Better Living Through Graphs, Part 2
Wright Seneres
Trustee, Rider University | Multimedia designer and digital content producer
More Learnings from my just-completed Data and Text Visualization course at Northwestern
My five best practices for visualizations:
- Know what your message is, and whom the audience is / audiences are. The rest of the best practices only matter if the message and audience are clearly defined.
- Use the visualization(s) that best conveys that message. Here is where to use William Cleveland and Robert McGill’s hierarchy of elementary perceptual tasks as recommended by Alberto Cairo in The Truthful Art. And then use this visualization as part of a story, as Bill Shander explains in his Data Visualization: Storytelling video series.
- Simplicity is the best policy. Reduce clutter, both graphical and textual.
- Think about how you are guiding the user’s eye through your visualization, i.e. how are you using contrast, motion, and (visual) noise? (The thesis of Moving the Eye Through 2-D Design: A Visual Primer by Buy Shaver, one of my design instructors at the University of the Arts.)
- Use good graphic design principles. This includes selecting only as many colors as necessary to convey your message, being judicious with your typography, etc. This also includes being as inclusive as possible with your color choices, e.g. being mindful of color vision deficiency, etc.
My five best practices for user-input components of interactive visualizations:
- Strive for maximum usability. Example: Make the things that are clickable easy to click. Small click target sizes for cursors or fingertips can be frustrating and can negatively impact user experience.
- Strive for maximum accessibility. As Steve Krug says in Don't Make Me Think, “Making things more accessible benefits everyone.”
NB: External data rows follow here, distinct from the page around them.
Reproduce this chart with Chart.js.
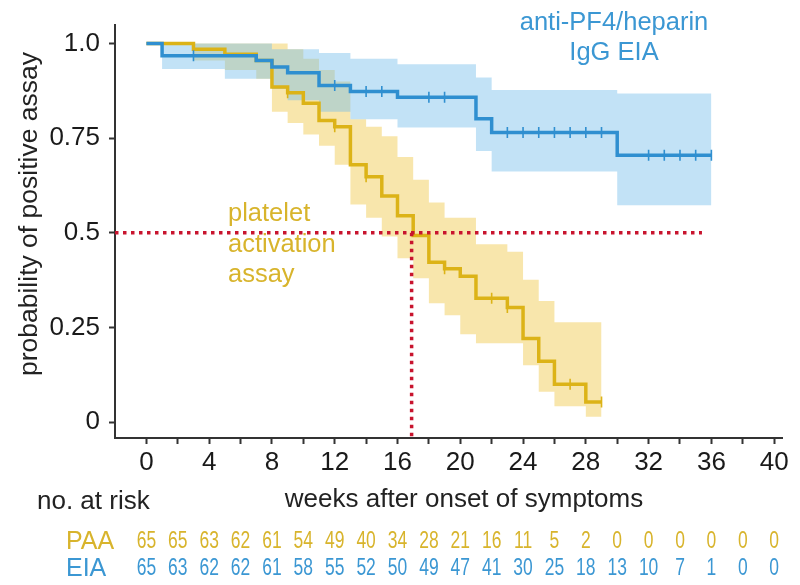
<!DOCTYPE html>
<html>
<head>
<meta charset="utf-8">
<script src="https://cdn.jsdelivr.net/npm/chart.js@4.4.1/dist/chart.umd.min.js"></script>
<style>
  html, body { margin: 0; padding: 0; background: #fff; }
  #wrap { width: 800px; height: 585px; position: relative; }
</style>
</head>
<body>
<div id="wrap"><canvas id="km"></canvas></div>
<script>
// ==================
//  DATA
// ==================
// platelet activation assay (PAA)
const paaTimes = [0, 3, 5, 7, 8, 9, 10, 11, 12, 13, 14, 15, 16, 17, 18, 19, 20, 21, 23, 24, 25, 26, 28, 29];
const paaSurv  = [1.0, 0.985, 0.972, 0.955, 0.885, 0.87, 0.842, 0.797, 0.78, 0.68, 0.648, 0.597, 0.545, 0.493, 0.422, 0.405, 0.385, 0.327, 0.303, 0.221, 0.161, 0.100, 0.053, 0.053];
const paaCensor = [9, 12, 14, 19, 22, 23, 27, 29];
const paaBandTimes = [0, 3, 5, 7, 8, 9, 10, 11, 12, 13, 14, 15, 16, 17, 18, 19, 20, 21, 23, 24, 25, 26, 28, 29];
const paaUpper = [1.0, 1.0, 1.0, 1.0, 1.0, 0.985, 0.96, 0.93, 0.90, 0.80, 0.78, 0.755, 0.70, 0.64, 0.58, 0.54, 0.54, 0.47, 0.45, 0.376, 0.32, 0.264, 0.264, 0.264];
const paaLower = [1.0, 0.955, 0.93, 0.907, 0.82, 0.79, 0.76, 0.73, 0.68, 0.575, 0.54, 0.49, 0.433, 0.38, 0.314, 0.282, 0.232, 0.208, 0.208, 0.15, 0.08, 0.042, 0.014, 0.014];

// anti-PF4/heparin IgG EIA
const eiaTimes = [0, 1, 7, 8, 9, 11, 13, 16, 21, 22, 30, 36];
const eiaSurv  = [1.0, 0.968, 0.955, 0.938, 0.923, 0.889, 0.873, 0.858, 0.801, 0.765, 0.705, 0.705];
const eiaCensor = [3, 12, 14, 15, 18, 19, 23, 24, 25, 26, 27, 28, 29, 32, 33, 34, 35, 36];
const eiaBandTimes = [0, 1, 5, 8, 9, 11, 13, 16, 21, 22, 30, 36];
const eiaUpper = [1.0, 1.0, 1.0, 0.985, 0.985, 0.975, 0.96, 0.945, 0.91, 0.877, 0.868, 0.868];
const eiaLower = [1.0, 0.933, 0.907, 0.88, 0.85, 0.82, 0.80, 0.778, 0.716, 0.662, 0.573, 0.573];

// median marker (red dotted lines)
const medianWeek = 16.9;
const medianProb = 0.5;
const medianLineEnd = 35.4;

// axes
const xTickWeeks = [0, 2, 4, 6, 8, 10, 12, 14, 16, 18, 20, 22, 24, 26, 28, 30, 32, 34, 36, 38, 40];
const yTickValues = [0, 0.25, 0.5, 0.75, 1.0];

// number at risk, every 2 weeks
const riskWeeks = [0, 2, 4, 6, 8, 10, 12, 14, 16, 18, 20, 22, 24, 26, 28, 30, 32, 34, 36, 38, 40];
const paaAtRisk = [65, 65, 63, 62, 61, 54, 49, 40, 34, 28, 21, 16, 11, 5, 2, 0, 0, 0, 0, 0, 0];
const eiaAtRisk = [65, 63, 62, 62, 61, 58, 55, 52, 50, 49, 47, 41, 30, 25, 18, 13, 10, 7, 1, 0, 0];

// ==================
//  HELPERS
// ==================
const FONT = "'Liberation Sans', Arial, sans-serif";
const GOLD = "#dcb317";
const GOLD_TEXT = "#d8b42c";
const BLUE = "#2f8fd0";
const BLUE_TEXT = "#3b97d3";
const RED = "#c8142e";
const AXIS = "#333333";

const pts = (xs, ys) => xs.map((x, i) => ({ x, y: ys[i] }));

// value of a step curve at time t
function survAt(times, surv, t) {
  let v = surv[0];
  for (let i = 0; i < times.length; i++) {
    if (times[i] <= t) v = surv[i];
  }
  return v;
}

const censorPts = (cens, times, surv) => cens.map((t) => ({ x: t, y: survAt(times, surv, t) }));

// narrow text: squeeze horizontally around its centre
function narrowText(ctx, str, x, y, squeeze) {
  ctx.save();
  ctx.translate(x, y);
  ctx.scale(squeeze, 1);
  ctx.fillText(str, 0, 0);
  ctx.restore();
}

// ==================
//  TEXT PLUGIN
// ==================
const textPlugin = {
  id: "kmText",
  afterDraw(chart) {
    const { ctx } = chart;
    const xs = chart.scales.x;
    ctx.save();

    // y axis title
    ctx.save();
    ctx.translate(30, 214);
    ctx.rotate(-Math.PI / 2);
    ctx.font = `26.5px ${FONT}`;
    ctx.fillStyle = "#222";
    ctx.textAlign = "center";
    ctx.textBaseline = "middle";
    ctx.fillText("probability of positive assay", 0, 0);
    ctx.restore();

    // curve labels
    ctx.font = `25.5px ${FONT}`;
    ctx.textBaseline = "middle";
    ctx.textAlign = "center";
    ctx.fillStyle = BLUE_TEXT;
    ctx.fillText("anti-PF4/heparin", 614, 23);
    ctx.fillText("IgG EIA", 614, 53);
    ctx.textAlign = "left";
    ctx.fillStyle = GOLD_TEXT;
    ctx.fillText("platelet", 228, 214);
    ctx.fillText("activation", 228, 245);
    ctx.fillText("assay", 228, 275);

    // x axis title and at-risk table
    ctx.font = `26px ${FONT}`;
    ctx.fillStyle = "#222";
    ctx.textAlign = "center";
    ctx.fillText("weeks after onset of symptoms", 464, 500);
    ctx.textAlign = "left";
    ctx.fillText("no. at risk", 37, 502);

    ctx.font = `25px ${FONT}`;
    ctx.fillStyle = GOLD_TEXT;
    ctx.fillText("PAA", 66, 542);
    ctx.fillStyle = BLUE_TEXT;
    ctx.fillText("EIA", 66, 569);

    ctx.font = `23px ${FONT}`;
    ctx.textAlign = "center";
    riskWeeks.forEach((w, i) => {
      const px = xs.getPixelForValue(w);
      ctx.fillStyle = GOLD_TEXT;
      narrowText(ctx, String(paaAtRisk[i]), px, 542, 0.76);
      ctx.fillStyle = BLUE_TEXT;
      narrowText(ctx, String(eiaAtRisk[i]), px, 569, 0.76);
    });
    ctx.restore();
  }
};

// ==================
//  CHART
// ==================
const stepLine = (data, color, order) => ({
  data,
  stepped: true,
  borderColor: color,
  borderWidth: 3.5,
  pointRadius: 0,
  fill: false,
  order
});

const bandEdge = (data, fill, bg, order) => ({
  data,
  stepped: true,
  borderWidth: 0,
  borderColor: "rgba(0,0,0,0)",
  backgroundColor: bg,
  pointRadius: 0,
  fill,
  order
});

const censorSet = (data, color) => ({
  data,
  showLine: false,
  pointStyle: "line",
  rotation: 90,
  pointRadius: 5.5,
  pointBorderWidth: 1.6,
  pointBorderColor: color,
  borderColor: color,
  order: 1
});

const dotted = (data) => ({
  data,
  borderColor: RED,
  borderWidth: 3.5,
  borderDash: [3.5, 4.5],
  pointRadius: 0,
  fill: false,
  order: 0
});

new Chart(document.getElementById("km"), {
  type: "line",
  data: {
    datasets: [
      bandEdge(pts(paaBandTimes, paaUpper), false, "rgba(240,200,70,0.45)", 10),
      bandEdge(pts(paaBandTimes, paaLower), "-1", "rgba(240,200,70,0.45)", 10),
      bandEdge(pts(eiaBandTimes, eiaUpper), false, "rgba(120,190,235,0.45)", 9),
      bandEdge(pts(eiaBandTimes, eiaLower), "-1", "rgba(120,190,235,0.45)", 9),
      stepLine(pts(paaTimes, paaSurv), GOLD, 4),
      stepLine(pts(eiaTimes, eiaSurv), BLUE, 3),
      censorSet(censorPts(paaCensor, paaTimes, paaSurv), GOLD),
      censorSet(censorPts(eiaCensor, eiaTimes, eiaSurv), BLUE),
      dotted([{ x: -2, y: medianProb }, { x: medianLineEnd, y: medianProb }]),
      dotted([{ x: medianWeek, y: medianProb }, { x: medianWeek, y: -0.042 }])
    ]
  },
  options: {
    responsive: true,
    maintainAspectRatio: false,
    animation: false,
    layout: { padding: { left: 0, top: 17, right: 18, bottom: 0 } },
    plugins: {
      legend: { display: false },
      tooltip: { enabled: false }
    },
    scales: {
      x: {
        type: "linear",
        min: -2,
        max: 40.5,
        afterBuildTicks: (s) => { s.ticks = xTickWeeks.map((v) => ({ value: v })); },
        afterFit: (s) => { s.height = 147; },
        ticks: {
          autoSkip: false,
          maxRotation: 0,
          padding: 3,
          color: "#1a1a1a",
          font: { family: FONT, size: 26 },
          callback: (v) => (v % 4 === 0 ? String(v) : "")
        },
        grid: { drawOnChartArea: false, drawTicks: true, tickLength: 6, tickWidth: 2, tickColor: AXIS },
        border: { display: true, color: AXIS, width: 2 }
      },
      y: {
        type: "linear",
        min: -0.042,
        max: 1.05,
        afterBuildTicks: (s) => { s.ticks = yTickValues.map((v) => ({ value: v })); },
        afterFit: (s) => { s.width = 115; },
        ticks: {
          padding: 9,
          color: "#1a1a1a",
          font: { family: FONT, size: 26 },
          callback: (v) => (v === 0 ? "0" : v === 1 ? "1.0" : String(v))
        },
        grid: { drawOnChartArea: false, drawTicks: true, tickLength: 6, tickWidth: 2, tickColor: AXIS },
        border: { display: true, color: AXIS, width: 2 }
      }
    }
  },
  plugins: [textPlugin]
});
</script>
</body>
</html>
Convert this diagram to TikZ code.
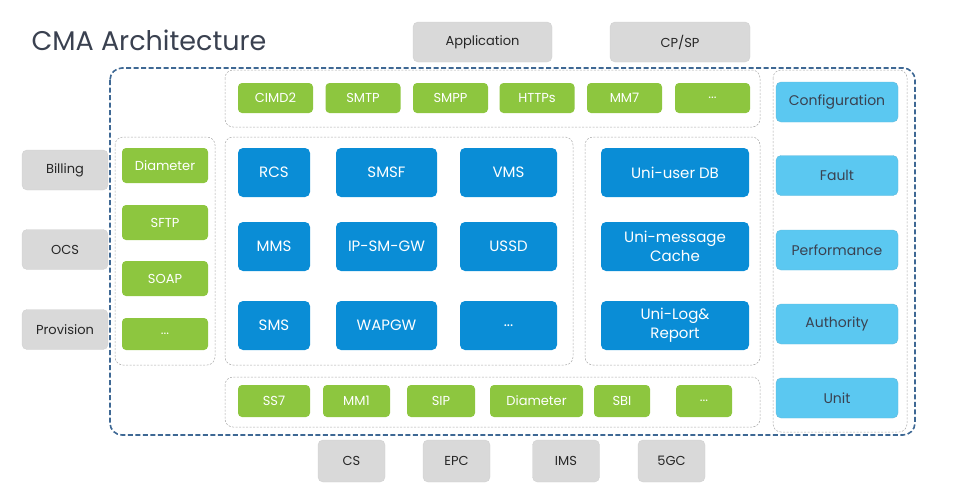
\documentclass[tikz,border=0pt]{standalone}
\usepackage{fontspec}
\setmainfont{Poppins}
\usetikzlibrary{positioning}
\definecolor{cmagreen}{HTML}{8DC63F}
\definecolor{cmablue}{HTML}{0A8DD6}
\definecolor{cmasky}{HTML}{5BC8F1}
\definecolor{cmagray}{HTML}{D9D9D9}
\definecolor{cmaframe}{HTML}{3E6894}
\definecolor{cmatext}{HTML}{3A4150}
\tikzset{
  gbox/.style = {rectangle, rounded corners=4pt, fill=cmagreen, text=white, inner sep=0pt, font=\fontsize{13}{15}\selectfont},
  bbox/.style = {rectangle, rounded corners=5pt, fill=cmablue, text=white, inner sep=0pt, align=center, font=\fontsize{15}{18}\selectfont},
  sbox/.style = {rectangle, rounded corners=5pt, fill=cmasky, draw=cmasky!80!gray, text=cmatext, inner sep=0pt, minimum width=122pt, minimum height=40pt, font=\fontsize{14}{16}\selectfont},
  xbox/.style = {rectangle, rounded corners=5pt, fill=cmagray, draw=black!18, text=black!85, inner sep=0pt, font=\fontsize{13}{15}\selectfont},
  grp/.style = {draw=black!35, dash pattern=on 2pt off 1.5pt, line width=0.5pt, rounded corners=8pt}
}

\begin{document}
\begin{tikzpicture}[x=1pt, y=-1pt]
    \useasboundingbox (0,0) rectangle (978,493);
    \node[anchor=west, text=cmatext, font=\fontsize{27}{30}\selectfont] (title) at (28,40) {CMA Architecture};
    % outer frame
    \draw[cmaframe, line width=1.6pt, dash pattern=on 5pt off 2.5pt, rounded corners=12pt] (110,68) rectangle (915,435);
    % groups
    \draw[grp] (225,70) rectangle (760,127);
    \draw[grp] (115,137) rectangle (215,365);
    \draw[grp] (225,137) rectangle (573,365);
    \draw[grp] (585,137) rectangle (760,365);
    \draw[grp] (225,377) rectangle (760,427);
    \draw[grp] (773,70) rectangle (907,432);
    % outside systems
    \node[xbox, minimum width=139pt, minimum height=40pt] (app) at (482.5,42) {Application};
    \node[xbox, minimum width=140pt, minimum height=40pt] (cpsp) at (680,42) {CP/SP};
    \foreach \n/\t/\y in {bill/Billing/170, ocs/OCS/249.5, prov/Provision/329.5}
      \node[xbox, minimum width=86pt, minimum height=40pt] (\n) at (65,\y) {\t};
    \foreach \n/\t/\x in {cs/CS/351.5, epc/EPC/456.5, ims/IMS/566, fgc/5GC/671.5}
      \node[xbox, minimum width=67pt, minimum height=42pt] (\n) at (\x,461) {\t};
    % north protocols
    \foreach \n/\t/\x in {cimd/CIMD2/275.5, smtp/SMTP/363, smpp/SMPP/450.5, https/HTTPs/537, mmseven/MM7/624.5}
      \node[gbox, minimum width=75pt, minimum height=30pt] (\n) at (\x,98) {\t};
    \node[gbox, minimum width=75pt, minimum height=30pt] (nmore) at (712.5,98) {...};
    % west protocols
    \foreach \n/\t/\y in {wdia/Diameter/165.5, sftp/SFTP/222.5, soap/SOAP/278.5}
      \node[gbox, minimum width=86pt, minimum height=35pt] (\n) at (165,\y) {\t};
    \node[gbox, minimum width=86pt, minimum height=32pt] (wmore) at (165,334) {...};
    % south protocols
    \node[gbox, minimum width=72pt, minimum height=32pt] (ss) at (274,401) {SS7};
    \node[gbox, minimum width=67pt, minimum height=32pt] (mmone) at (356.5,401) {MM1};
    \node[gbox, minimum width=68pt, minimum height=32pt] (sip) at (441,401) {SIP};
    \node[gbox, minimum width=93pt, minimum height=32pt] (sdia) at (536.5,401) {Diameter};
    \node[gbox, minimum width=56pt, minimum height=32pt] (sbi) at (622,401) {SBI};
    \node[gbox, minimum width=56pt, minimum height=32pt] (smore) at (704,401) {...};
    % services
    \node[bbox, minimum width=72pt, minimum height=49pt] (rcs) at (274,172.5) {RCS};
    \node[bbox, minimum width=101pt, minimum height=49pt] (smsf) at (386.5,172.5) {SMSF};
    \node[bbox, minimum width=97pt, minimum height=49pt] (vms) at (508.5,172.5) {VMS};
    \node[bbox, minimum width=72pt, minimum height=49pt] (mms) at (274,246.5) {MMS};
    \node[bbox, minimum width=101pt, minimum height=49pt] (ipsm) at (386.5,246.5) {IP-SM-GW};
    \node[bbox, minimum width=97pt, minimum height=49pt] (ussd) at (508.5,246.5) {USSD};
    \node[bbox, minimum width=72pt, minimum height=49pt] (sms) at (274,325.5) {SMS};
    \node[bbox, minimum width=101pt, minimum height=49pt] (wap) at (386.5,325.5) {WAPGW};
    \node[bbox, minimum width=97pt, minimum height=49pt] (vmore) at (508.5,325.5) {...};
    % unified data
    \node[bbox, minimum width=148pt, minimum height=49pt] (udb) at (675,172.5) {Uni-user DB};
    \node[bbox, minimum width=148pt, minimum height=49pt, font=\fontsize{15}{19}\selectfont] (ucache) at (675,246.5) {Uni-message\\Cache};
    \node[bbox, minimum width=148pt, minimum height=49pt, font=\fontsize{15}{19}\selectfont] (ulog) at (675,325.5) {Uni-Log\&\\Report};
    % management
    \foreach \n/\t/\y in {conf/Configuration/102, fault/Fault/175.5, perf/Performance/250, auth/Authority/324, unit/Unit/398}
      \node[sbox] (\n) at (837,\y) {\t};
\end{tikzpicture}
\end{document}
- Strike a good balance between Krug’s First Law of Usability (“Don’t Make Me Think”) and Cairo’s recommendation in The Truthful Art to explain “how your visualization works” or provide an annotation layer. Often, you can find this balance by...
- ...testing your interactive visualization with as many people, browsers and devices as possible. People are good at finding pain points for you to fix! (Although intended for websites, Krug’s second book Rocket Surgery Made Easy is a great resource for doing quick usability testing of any kind.)
- Give users as much control (through clicking, dragging, sorting, etc.) over the data they are being shown. This will lead to a more positive experience for the user.
Writing these best practices was part of a class assignment – I would have written more but five was the limit. What are your best practices for visualizations?